Her comments were echoed by US National Security Council spokeswoman Bernadette Meehan.
“The international community stands united and undeterred in its resolve to bring an end to ISIL’s depravity. The United States will continue to lead the fight to degrade and ultimately defeat ISIL,” Meehan said.
The UN Security Council also condemned the abductions, demanding the hostages be immediately and unconditionally freed.
Assyrian Human Rights Network director Osama Edward on Wednesday said he believed the abductions were linked to the militants’ recent loss of ground in the face of US-led air raids.
“They took the hostages to use them as human shields,” he said.
The militants, who are battling Kurdish fighters on the ground, may try to exchange the Assyrians for Islamic State prisoners, he said.
Before Syria’s civil war erupted in 2011, there were 30,000 Assyrians in the country, among an estimated Christian population of about 1.2 million.
The Assyrians, from one of the world’s oldest Christian communities, have faced an increasing threat since the group captured large parts of Syria.

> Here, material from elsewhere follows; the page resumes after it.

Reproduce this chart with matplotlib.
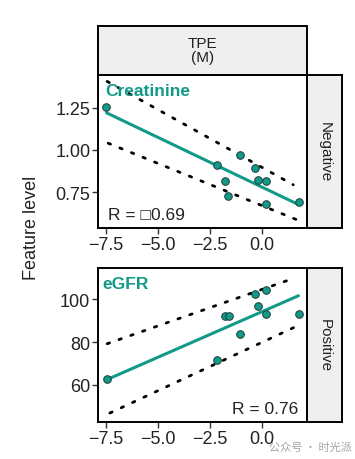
import matplotlib
matplotlib.use("Agg")
import matplotlib.pyplot as plt
import numpy as np

plt.rcParams['font.family'] = ['Liberation Sans', 'DejaVu Sans']

# ---- data ----
x_ticks = [-7.5, -5.0, -2.5, 0.0]
x_tick_labels = ["\u22127.5", "\u22125.0", "\u22122.5", "0.0"]

creat_x = [-7.5, -2.16, -1.78, -1.62, -1.06, -0.34, -0.21, 0.18, 0.19, 1.78]
creat_y = [1.254, 0.912, 0.816, 0.73, 0.97, 0.892, 0.824, 0.816, 0.68, 0.69]
creat_fit_x = [-7.47, 1.75]
creat_fit_y = [1.22, 0.677]
creat_ci_up_x = [-7.44, 1.5]
creat_ci_up_y = [1.406, 0.794]
creat_ci_lo_x = [-7.39, 1.75]
creat_ci_lo_y = [1.04, 0.583]
creat_yticks = [0.75, 1.00, 1.25]

egfr_x = [-7.47, -2.15, -1.78, -1.6, -1.06, -0.34, -0.21, 0.18, 0.21, 1.76]
egfr_y = [62.7, 71.6, 92.2, 92.2, 83.7, 102.3, 97.0, 104.3, 93.1, 93.1]
egfr_fit_x = [-7.47, 1.75]
egfr_fit_y = [62.3, 101.7]
egfr_ci_up_x = [-7.44, 1.5]
egfr_ci_up_y = [79.2, 109.8]
egfr_ci_lo_x = [-7.31, 1.75]
egfr_ci_lo_y = [46.7, 87.8]
egfr_yticks = [60, 80, 100]

teal = "#129a88"
W, H = 355, 460

fig = plt.figure(figsize=(W / 100, H / 100), dpi=100)


def box(x0, y0, x1, y1):
    return [x0 / W, 1 - y1 / H, (x1 - x0) / W, (y1 - y0) / H]


def panel(rect, xs, ys, fx, fy, ux, uy, lx, ly, ylim, yticks, ylabels):
    ax = fig.add_axes(rect)
    ax.set_facecolor("white")
    dots = (0, (0.9, 3.6))
    ax.plot(ux, uy, color="black", lw=2.0, linestyle=dots, dash_capstyle="round")
    ax.plot(lx, ly, color="black", lw=2.0, linestyle=dots, dash_capstyle="round")
    ax.plot(fx, fy, color=teal, lw=2.2, solid_capstyle="round")
    ax.scatter(xs, ys, s=30, color=teal, edgecolor="#1b3b35", linewidth=0.7, zorder=5)
    ax.set_xlim(-7.88, 2.16)
    ax.set_ylim(*ylim)
    ax.set_xticks(x_ticks)
    ax.set_xticklabels(x_tick_labels)
    ax.set_yticks(yticks)
    ax.set_yticklabels(ylabels)
    ax.tick_params(direction="out", length=4, width=1, colors="#333333",
                   labelsize=13, labelcolor="#222222", pad=1.5)
    for s in ax.spines.values():
        s.set_linewidth(1.4)
        s.set_color("black")
    return ax


ax1 = panel(box(98, 76, 307, 229), creat_x, creat_y, creat_fit_x, creat_fit_y,
            creat_ci_up_x, creat_ci_up_y, creat_ci_lo_x, creat_ci_lo_y,
            (0.538, 1.444), creat_yticks, ["0.75", "1.00", "1.25"])
ax2 = panel(box(98, 269, 307, 423), egfr_x, egfr_y, egfr_fit_x, egfr_fit_y,
            egfr_ci_up_x, egfr_ci_up_y, egfr_ci_lo_x, egfr_ci_lo_y,
            (42.5, 114.7), egfr_yticks, ["60", "80", "100"])

ax1.text(0.035, 0.95, "Creatinine", transform=ax1.transAxes, color=teal,
         fontsize=12.5, fontweight="bold", ha="left", va="top")
ax1.text(0.05, 0.04, "R = \u25a10.69", transform=ax1.transAxes, color="#222222",
         fontsize=12.5, ha="left", va="bottom")
ax2.text(0.02, 0.95, "eGFR", transform=ax2.transAxes, color=teal,
         fontsize=12.5, fontweight="bold", ha="left", va="top")
ax2.text(0.96, 0.04, "R = 0.76", transform=ax2.transAxes, color="#222222",
         fontsize=12.5, ha="right", va="bottom")


def strip(rect, label, rot):
    a = fig.add_axes(rect)
    a.set_facecolor("#efefef")
    a.set_xticks([])
    a.set_yticks([])
    for s in a.spines.values():
        s.set_linewidth(1.4)
        s.set_color("black")
    a.text(0.5, 0.5, label, transform=a.transAxes, ha="center", va="center",
           rotation=rot, fontsize=11, color="#222222", linespacing=1.0)
    return a


strip(box(98, 27, 307, 76), "TPE\n(M)", 0)
strip(box(307, 76, 342, 229), "Negative", -90)
strip(box(307, 269, 342, 423), "Positive", -90)

fig.text(32 / W, 1 - 228 / H, "Feature level", rotation=90, ha="center", va="center",
         fontsize=13, color="#222222")

fig.text(352 / W, 1 - 448 / H, "公众号 · 时光派", ha="right", va="center", fontsize=8,
         color="#9a9a9a", alpha=0.9,
         family=["Noto Sans CJK SC", "DejaVu Sans"])

fig.savefig("out.png", dpi=100, facecolor="white")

In Libya, an Islamic State branch last week released a video showing the beheading of 21 Coptic Christians, mostly Egyptians.
In Washington, US Secretary of State John Kerry said that Washington and Tehran had a “mutual interest” in defeating the Islamic State group, but said the long-time foes were not cooperating to do so.
“They are totally opposed to ISIL and they are in fact taking on and fighting and eliminating ISIL members along the Iraqi border near Iran and have serious concerns about what that would do to the region,” Kerry told lawmakers.
“So we have at least a mutual interest, if not a cooperative effort,” he said.
Kerry, who has been pivotal to the US drive to strike a deal to curb Iran’s nuclear ambitions, said Washington had not asked Tehran to get involved in the fight against the Islamic State group.